Cooling accounts for 50–70% of total injection moulding cycle time. In PET preform production where cycle times of 6–14 seconds are standard, even a 1-second cooling improvement translates to millions of extra preforms per year. Here is how cooling system design makes or breaks your output.
Every preform enters the mould as liquid PET at ~280°C. The cooling system must remove enough heat for the preform to reach a safe ejection temperature (typically below 70°C for the preform skin) while simultaneously quenching fast enough to prevent crystallisation in the preform body.
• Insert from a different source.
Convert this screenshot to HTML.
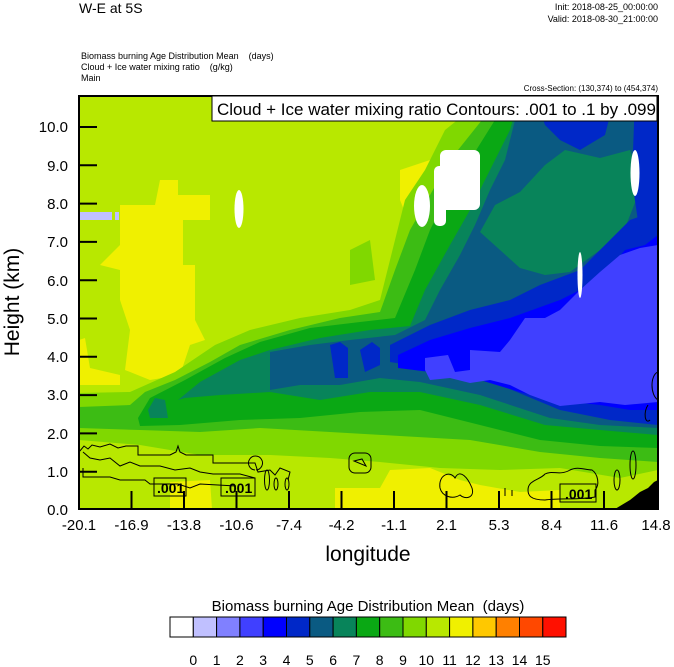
<!DOCTYPE html>
<html><head><meta charset="utf-8"><style>
html,body{margin:0;padding:0;background:#fff;}
body{width:674px;height:667px;position:relative;overflow:hidden;font-family:"Liberation Sans",sans-serif;}
</style></head><body>
<svg width="674" height="667" style="position:absolute;left:0;top:0" font-family="Liberation Sans, sans-serif">
<defs><clipPath id="c"><rect x="79" y="96" width="579" height="413"/></clipPath></defs>
<g clip-path="url(#c)">
<rect x="79" y="96" width="579" height="413" fill="#b8e800"/>
<polygon fill="#f0f000" points="120,205 155,205 160,180 178,180 178,195 210,195 210,220 183,220 183,265 195,265 195,320 205,340 190,345 180,375 150,380 125,370 130,330 120,300 120,270 100,265 120,245" />
<polygon fill="#f0f000" points="79,340 85,338 90,368 120,375 120,385 79,385"/>
<polygon fill="#f0f000" points="170,482 210,480 212,509 170,509"/>
<polygon fill="#f0f000" points="335,488 380,488 390,470 430,468 460,480 480,485 520,492 560,490 560,509 335,509"/>
<polygon fill="#f0f000" points="400,170 430,160 440,145 490,145 490,200 470,215 440,225 410,225 400,200"/>
<polygon fill="#80d800" points="79,393 130,392 175,372 215,345 250,330 300,318 350,310 380,300 395,240 405,200 425,170 445,130 470,110 500,96 658,96 658,470 620,478 560,468 500,470 440,468 380,462 330,458 270,455 200,455 140,445 79,440"/>
<polygon fill="#80d800" points="350,250 370,240 375,280 350,285"/>
<polygon fill="#3cbc14" points="79,407 130,405 145,392 175,380 210,362 240,345 290,330 340,318 380,312 395,270 410,230 430,195 450,160 470,135 490,110 500,96 658,96 658,462 600,458 540,452 470,440 400,436 330,432 260,428 200,432 140,430 79,428"/>
<polygon fill="#0aa814" points="138,418 150,398 185,380 225,358 260,342 310,328 360,322 395,318 415,270 430,230 450,190 470,160 495,120 505,96 658,96 658,448 600,446 540,440 480,425 420,410 360,412 300,418 240,420 180,425 140,426"/>
<polygon fill="#08845a" points="148,410 155,398 165,400 168,418 150,418"/>
<polygon fill="#08845a" points="178,400 200,382 240,360 270,350 320,338 370,330 410,326 425,290 450,245 470,210 490,170 510,130 520,96 658,96 658,435 600,430 545,425 480,405 420,392 370,392 320,400 270,392 220,395 185,398"/>
<polygon fill="#0a5a82" points="270,352 310,345 350,340 395,335 425,320 440,290 460,255 475,225 490,190 505,160 515,120 520,96 658,96 658,428 600,425 550,418 480,395 420,382 380,378 340,385 300,385 270,390"/>
<!-- 6 tongue in upper right -->
<polygon fill="#08845a" points="480,232 495,205 520,192 545,165 565,150 600,158 630,150 642,185 625,228 600,250 570,272 545,275 520,268 500,250"/>
<polygon fill="#0028c8" points="330,345 340,342 348,348 348,378 335,378"/>
<polygon fill="#0028c8" points="360,350 372,342 380,348 380,365 365,372"/>
<polygon fill="#0028c8" points="390,345 430,325 470,310 510,300 540,285 580,270 610,240 630,220 658,210 658,425 610,420 560,410 500,385 440,370 390,362"/>
<polygon fill="#0028c8" points="535,96 615,96 605,135 580,150 560,140 545,125"/>
<polygon fill="#0028c8" points="635,96 658,96 658,240 640,235 632,180"/>
<polygon fill="#0000ff" points="398,355 430,340 470,328 510,318 560,300 600,280 625,250 645,245 658,235 658,410 630,410 600,405 555,400 520,392 480,380 430,372 398,368"/>
<polygon fill="#4040ff" points="425,358 448,355 455,372 470,370 470,350 500,352 510,340 525,318 545,318 560,310 580,290 600,272 620,255 640,248 658,245 658,402 625,405 600,402 560,406 530,395 510,385 490,380 470,383 450,378 430,380 425,370"/>
<rect x="79" y="212" width="33" height="8" fill="#c0c0ff"/>
<rect x="115" y="212" width="4" height="8" fill="#c0c0ff"/>
<ellipse cx="239" cy="209" rx="4.5" ry="19" fill="#fff"/>
<ellipse cx="422" cy="206" rx="8" ry="21" fill="#fff"/>
<rect x="440" y="150" width="40" height="60" rx="6" fill="#fff"/>
<rect x="434" y="166" width="12" height="60" rx="5" fill="#fff"/>
<ellipse cx="635" cy="173" rx="4.5" ry="23" fill="#fff"/>
<ellipse cx="580" cy="275" rx="2.5" ry="23" fill="#fff"/>
<polygon fill="#000" points="615,509 630,500 640,492 648,488 654,482 658,480 658,509"/>
<g fill="none" stroke="#000" stroke-width="1">
<path d="M79,452 L84,446 88,449 92,445 100,447 110,444 118,448 126,446 138,446 138,455 170,455 176,452 178,446 180,452 186,455 213,455 213,463 255,463 258,472 270,470 275,475 280,468 290,472 288,480"/>
<path d="M83,452 L90,458 100,460 110,458 120,466 130,462 140,466 160,466 175,470 190,468 200,472 213,474 240,474 255,478"/>
<path d="M83,468 L83,477 110,477 120,480 145,480 150,484 178,484 190,488 200,484 236,486"/>
<path d="M255,470 a7,7 0 1 1 1,0" />
<ellipse cx="267" cy="480" rx="2.5" ry="10"/>
<ellipse cx="276" cy="484" rx="2" ry="6"/>
<ellipse cx="287" cy="484" rx="2" ry="6"/>
<rect x="349" y="453" width="22" height="20" rx="6"/>
<path d="M354,461 L362,459 366,466 Z"/>
<path d="M440,488 C438,475 450,470 455,478 C460,468 468,478 472,488 C475,498 465,500 460,495 C452,500 442,496 440,488 Z"/>
<path d="M505,488 L505,496 M512,490 L512,496"/>
<path d="M528,490 C528,480 540,480 545,474 C552,470 560,476 570,470 C578,466 585,470 592,470 C598,474 600,485 595,490 L595,497 C580,500 560,498 545,500 C530,500 528,495 528,490 Z"/>
<ellipse cx="617" cy="480" rx="3" ry="10"/>
<ellipse cx="633" cy="465" rx="3" ry="14"/>
<path d="M658,372 C650,375 650,395 658,400"/>
<path d="M648,405 C643,412 645,425 650,420"/>
</g>
</g>
<g font-size="14" font-weight="bold" fill="#000">
<rect x="154" y="478" width="32" height="18" fill="none" stroke="#000"/>
<text x="157" y="493">.001</text>
<rect x="221" y="478" width="34" height="18" fill="none" stroke="#000"/>
<text x="225" y="493">.001</text>
<rect x="560" y="484" width="36" height="18" fill="none" stroke="#000"/>
<text x="565" y="499">.001</text>
</g>
<rect x="79" y="96" width="579" height="413" fill="none" stroke="#000" stroke-width="2"/>
<g stroke="#000" stroke-width="2">
<line x1="79" y1="471.7" x2="97" y2="471.7"/><line x1="79" y1="433.4" x2="97" y2="433.4"/>
<line x1="79" y1="395.1" x2="97" y2="395.1"/><line x1="79" y1="356.8" x2="97" y2="356.8"/>
<line x1="79" y1="318.5" x2="97" y2="318.5"/><line x1="79" y1="280.2" x2="97" y2="280.2"/>
<line x1="79" y1="241.9" x2="97" y2="241.9"/><line x1="79" y1="203.6" x2="97" y2="203.6"/>
<line x1="79" y1="165.3" x2="97" y2="165.3"/><line x1="79" y1="127" x2="97" y2="127"/>
<line x1="131.5" y1="491" x2="131.5" y2="509"/><line x1="184" y1="491" x2="184" y2="509"/>
<line x1="236.5" y1="491" x2="236.5" y2="509"/><line x1="289" y1="491" x2="289" y2="509"/>
<line x1="341.5" y1="491" x2="341.5" y2="509"/><line x1="394" y1="491" x2="394" y2="509"/>
<line x1="446.5" y1="491" x2="446.5" y2="509"/><line x1="499" y1="491" x2="499" y2="509"/>
<line x1="551.5" y1="491" x2="551.5" y2="509"/><line x1="604" y1="491" x2="604" y2="509"/>
</g>
<g font-size="15" text-anchor="end" fill="#000">
<text x="68" y="515">0.0</text><text x="68" y="477">1.0</text><text x="68" y="439">2.0</text>
<text x="68" y="400">3.0</text><text x="68" y="362">4.0</text><text x="68" y="324">5.0</text>
<text x="68" y="286">6.0</text><text x="68" y="247">7.0</text><text x="68" y="209">8.0</text>
<text x="68" y="171">9.0</text><text x="68" y="132">10.0</text>
</g>
<g font-size="15" text-anchor="middle" fill="#000">
<text x="79" y="530">-20.1</text><text x="131.5" y="530">-16.9</text><text x="184" y="530">-13.8</text>
<text x="236.5" y="530">-10.6</text><text x="289" y="530">-7.4</text><text x="341.5" y="530">-4.2</text>
<text x="394" y="530">-1.1</text><text x="446.5" y="530">2.1</text><text x="499" y="530">5.3</text>
<text x="551.5" y="530">8.4</text><text x="604" y="530">11.6</text><text x="656" y="530">14.8</text>
</g>
<text x="368" y="561" font-size="21" text-anchor="middle">longitude</text>
<text transform="translate(19,302) rotate(-90)" font-size="21" text-anchor="middle">Height (km)</text>
<rect x="212" y="96" width="445" height="25" fill="#fff" stroke="#000" stroke-width="1"/>
<text x="217" y="115" font-size="17">Cloud + Ice water mixing ratio Contours: .001 to .1 by .099</text>
<text x="79" y="13" font-size="14">W-E at 5S</text>
<text x="658" y="10" font-size="9" text-anchor="end">Init: 2018-08-25_00:00:00</text>
<text x="658" y="22" font-size="9" text-anchor="end">Valid: 2018-08-30_21:00:00</text>
<text x="81" y="59" font-size="9" xml:space="preserve">Biomass burning Age Distribution Mean    (days)</text>
<text x="81" y="70" font-size="9" xml:space="preserve">Cloud + Ice water mixing ratio    (g/kg)</text>
<text x="81" y="81" font-size="9">Main</text>
<text x="658" y="91" font-size="8" text-anchor="end">Cross-Section: (130,374) to (454,374)</text>
<text x="368" y="611" font-size="15" text-anchor="middle" xml:space="preserve">Biomass burning Age Distribution Mean  (days)</text>
<g stroke="#000" stroke-width="1">
<rect x="170" y="617" width="23.3" height="20" fill="#fff"/>
<rect x="193.3" y="617" width="23.3" height="20" fill="#c0c0ff"/>
<rect x="216.6" y="617" width="23.3" height="20" fill="#8080ff"/>
<rect x="239.9" y="617" width="23.3" height="20" fill="#4040ff"/>
<rect x="263.2" y="617" width="23.3" height="20" fill="#0000ff"/>
<rect x="286.5" y="617" width="23.3" height="20" fill="#0028c8"/>
<rect x="309.8" y="617" width="23.3" height="20" fill="#0a5a82"/>
<rect x="333.1" y="617" width="23.3" height="20" fill="#08845a"/>
<rect x="356.4" y="617" width="23.3" height="20" fill="#0aa814"/>
<rect x="379.7" y="617" width="23.3" height="20" fill="#3cbc14"/>
<rect x="403" y="617" width="23.3" height="20" fill="#80d800"/>
<rect x="426.3" y="617" width="23.3" height="20" fill="#b8e800"/>
<rect x="449.6" y="617" width="23.3" height="20" fill="#f0f000"/>
<rect x="472.9" y="617" width="23.3" height="20" fill="#ffc800"/>
<rect x="496.2" y="617" width="23.3" height="20" fill="#ff8000"/>
<rect x="519.5" y="617" width="23.3" height="20" fill="#ff4800"/>
<rect x="542.8" y="617" width="23.2" height="20" fill="#ff1000"/>
</g>
<g font-size="14" text-anchor="middle">
<text x="193.3" y="665">0</text><text x="216.6" y="665">1</text><text x="239.9" y="665">2</text>
<text x="263.2" y="665">3</text><text x="286.5" y="665">4</text><text x="309.8" y="665">5</text>
<text x="333.1" y="665">6</text><text x="356.4" y="665">7</text><text x="379.7" y="665">8</text>
<text x="403" y="665">9</text><text x="426.3" y="665">10</text><text x="449.6" y="665">11</text>
<text x="472.9" y="665">12</text><text x="496.2" y="665">13</text><text x="519.5" y="665">14</text>
<text x="542.8" y="665">15</text>
</g>
</svg>
</body></html>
| Zone | Design Challenge | Critical Parameter | Hexamech Approach |
|---|---|---|---|
| Core pin (inside preform) | Narrow geometry limits channel size; turbulence harder to achieve | Water flow must remain turbulent (Re > 4000) | Optimised core bore diameter; bubble jet or spiral inserts for turbulence |
| Cavity (outside preform) | More geometric freedom but must not compromise wall strength | Channel proximity to mould surface; uniform distribution | Strategically placed channels; CFD-verified flow distribution |
| Parameter | Specification | Effect if Out of Range |
|---|---|---|
| Water temperature | 8–15°C (chilled) | Higher temp = longer cooling, risk of body haze |
| Flow regime | Turbulent: Re > 4,000 | Laminar flow reduces heat transfer efficiency 50–80% |
| Water quality | Treated, low hardness | Scale builds up; cooling efficiency degrades over time |
| Pressure | 3–6 bar at mould inlet | Low pressure = insufficient flow velocity = laminar risk |
Cooling circuit scale is one of the most common and under-recognised causes of cycle time creep and quality drift. A mould that runs at 9 seconds in year 1 can drift to 12 seconds by year 3 if cooling circuits are not periodically descaled and inspected. Hexamech includes cooling circuit documentation with every mould — recording baseline flow rates at commissioning so deviations are immediately identifiable.
Hexamech calculates cooling circuit requirements before the mould is designed — not after the first trial shows a problem.